Key Scenarios To Watch Next

Where the dollar goes from here depends on how several key narratives evolve:

1) Tariff policy clarity: Clear guidance on the duration and scope of existing tariffs could help stabilize expectations. A credible path to de-escalation would be dollar-supportive, while renewed escalation or legal entrenchment of tariffs likely extends the slide.

2) Incoming growth data: Employment, manufacturing surveys, and consumer spending figures will be scrutinized for confirmation of a slowdown. Data that reinforces recession fears would pressure the dollar further, especially against havens.

3) Fed communication: Any shift in tone—either acknowledging rising downside risks or pushing back against aggressive easing expectations—could trigger sharp moves in USD pairs. Markets are particularly sensitive to signals about the balance between inflation control and growth support.

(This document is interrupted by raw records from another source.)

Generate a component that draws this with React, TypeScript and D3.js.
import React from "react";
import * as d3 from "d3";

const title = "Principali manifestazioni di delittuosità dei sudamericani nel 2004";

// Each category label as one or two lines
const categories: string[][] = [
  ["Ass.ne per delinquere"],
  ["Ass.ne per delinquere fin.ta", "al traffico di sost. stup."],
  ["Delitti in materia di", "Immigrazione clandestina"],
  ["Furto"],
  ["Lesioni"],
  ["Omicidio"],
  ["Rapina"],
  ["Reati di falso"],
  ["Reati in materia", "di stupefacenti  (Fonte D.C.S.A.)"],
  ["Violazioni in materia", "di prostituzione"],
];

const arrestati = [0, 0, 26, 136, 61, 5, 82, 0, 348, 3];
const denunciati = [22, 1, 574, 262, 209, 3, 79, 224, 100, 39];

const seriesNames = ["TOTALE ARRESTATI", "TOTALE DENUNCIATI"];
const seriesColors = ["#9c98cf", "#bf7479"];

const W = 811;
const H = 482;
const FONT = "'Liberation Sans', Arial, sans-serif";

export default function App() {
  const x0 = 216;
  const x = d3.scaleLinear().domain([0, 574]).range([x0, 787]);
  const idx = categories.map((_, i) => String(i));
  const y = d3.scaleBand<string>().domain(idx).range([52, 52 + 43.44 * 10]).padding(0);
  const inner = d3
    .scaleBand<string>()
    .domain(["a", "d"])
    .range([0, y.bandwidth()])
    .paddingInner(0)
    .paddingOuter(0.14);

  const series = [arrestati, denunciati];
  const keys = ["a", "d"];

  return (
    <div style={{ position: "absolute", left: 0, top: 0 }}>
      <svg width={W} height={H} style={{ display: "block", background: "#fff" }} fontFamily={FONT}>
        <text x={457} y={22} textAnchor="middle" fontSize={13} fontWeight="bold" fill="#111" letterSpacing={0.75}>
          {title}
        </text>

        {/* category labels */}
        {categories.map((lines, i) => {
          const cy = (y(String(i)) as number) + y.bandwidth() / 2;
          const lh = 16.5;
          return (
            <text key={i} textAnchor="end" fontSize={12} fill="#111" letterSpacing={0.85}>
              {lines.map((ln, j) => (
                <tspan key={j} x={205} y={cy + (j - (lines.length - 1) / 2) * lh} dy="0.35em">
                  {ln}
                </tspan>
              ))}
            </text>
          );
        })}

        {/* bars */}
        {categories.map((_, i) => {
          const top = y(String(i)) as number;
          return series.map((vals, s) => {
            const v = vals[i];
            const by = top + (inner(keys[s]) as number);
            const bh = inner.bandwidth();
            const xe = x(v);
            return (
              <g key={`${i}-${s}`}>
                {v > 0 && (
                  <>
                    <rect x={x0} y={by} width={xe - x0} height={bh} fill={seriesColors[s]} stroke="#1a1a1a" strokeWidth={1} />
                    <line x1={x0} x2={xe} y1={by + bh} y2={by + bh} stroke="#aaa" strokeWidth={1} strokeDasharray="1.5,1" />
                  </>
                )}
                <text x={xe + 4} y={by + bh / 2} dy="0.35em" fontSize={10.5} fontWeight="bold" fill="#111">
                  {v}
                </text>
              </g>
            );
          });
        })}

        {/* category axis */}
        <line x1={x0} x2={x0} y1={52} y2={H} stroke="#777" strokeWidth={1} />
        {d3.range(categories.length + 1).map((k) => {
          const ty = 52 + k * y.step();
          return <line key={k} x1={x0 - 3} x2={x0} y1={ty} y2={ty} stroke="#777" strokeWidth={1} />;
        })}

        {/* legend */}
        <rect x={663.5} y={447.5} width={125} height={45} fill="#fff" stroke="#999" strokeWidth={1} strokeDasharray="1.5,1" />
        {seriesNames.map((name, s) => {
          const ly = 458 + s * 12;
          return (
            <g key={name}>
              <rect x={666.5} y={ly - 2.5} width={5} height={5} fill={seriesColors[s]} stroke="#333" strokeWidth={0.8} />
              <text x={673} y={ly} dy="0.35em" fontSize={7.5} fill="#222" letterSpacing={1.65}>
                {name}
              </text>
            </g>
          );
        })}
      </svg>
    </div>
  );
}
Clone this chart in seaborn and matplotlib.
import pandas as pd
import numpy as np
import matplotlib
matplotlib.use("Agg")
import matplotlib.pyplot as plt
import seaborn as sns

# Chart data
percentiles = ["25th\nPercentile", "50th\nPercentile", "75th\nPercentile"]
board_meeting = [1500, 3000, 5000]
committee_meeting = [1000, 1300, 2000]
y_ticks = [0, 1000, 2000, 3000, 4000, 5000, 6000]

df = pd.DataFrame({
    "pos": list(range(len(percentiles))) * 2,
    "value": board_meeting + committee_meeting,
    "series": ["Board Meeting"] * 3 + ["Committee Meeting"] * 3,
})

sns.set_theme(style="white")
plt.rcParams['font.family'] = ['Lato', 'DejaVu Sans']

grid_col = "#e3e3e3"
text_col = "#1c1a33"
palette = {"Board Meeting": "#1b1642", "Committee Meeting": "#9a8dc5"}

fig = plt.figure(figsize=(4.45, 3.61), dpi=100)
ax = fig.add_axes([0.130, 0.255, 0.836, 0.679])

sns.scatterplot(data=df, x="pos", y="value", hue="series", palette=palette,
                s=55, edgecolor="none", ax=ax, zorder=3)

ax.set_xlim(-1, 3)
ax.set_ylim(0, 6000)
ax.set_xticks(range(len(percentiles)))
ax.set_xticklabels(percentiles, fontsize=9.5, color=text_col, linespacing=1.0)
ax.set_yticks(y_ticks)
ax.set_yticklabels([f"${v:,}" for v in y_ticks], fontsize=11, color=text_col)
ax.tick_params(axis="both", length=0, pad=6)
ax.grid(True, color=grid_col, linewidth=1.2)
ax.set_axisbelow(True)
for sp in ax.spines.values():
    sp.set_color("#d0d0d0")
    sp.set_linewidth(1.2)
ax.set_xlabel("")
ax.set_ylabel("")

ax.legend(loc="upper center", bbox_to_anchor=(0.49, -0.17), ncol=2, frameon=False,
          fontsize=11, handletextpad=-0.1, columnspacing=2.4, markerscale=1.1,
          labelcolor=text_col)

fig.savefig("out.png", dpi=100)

4) Global spillovers: If US weakness starts to drag heavily on global trade and earnings, the initial pro-risk reaction in some currencies could reverse, leading to a more classic risk-off environment where both the dollar and traditional havens attract flows.

For traders, staying nimble is essential. The current phase is defined by repricing, not yet by resolution. Until there is greater clarity on tariffs and the growth trajectory, the FX market will continue to trade headlines, probabilities, and central bank nuance rather than stable, long-term narratives.

In that environment, a disciplined process—anchored in risk management, scenario analysis, and respect for macro drivers—can be as valuable as any individual trade idea. The dollar’s slide is a reminder that when policy shocks collide with late-cycle growth fears, FX markets can move quickly, and those prepared for changing regimes are best positioned to adapt.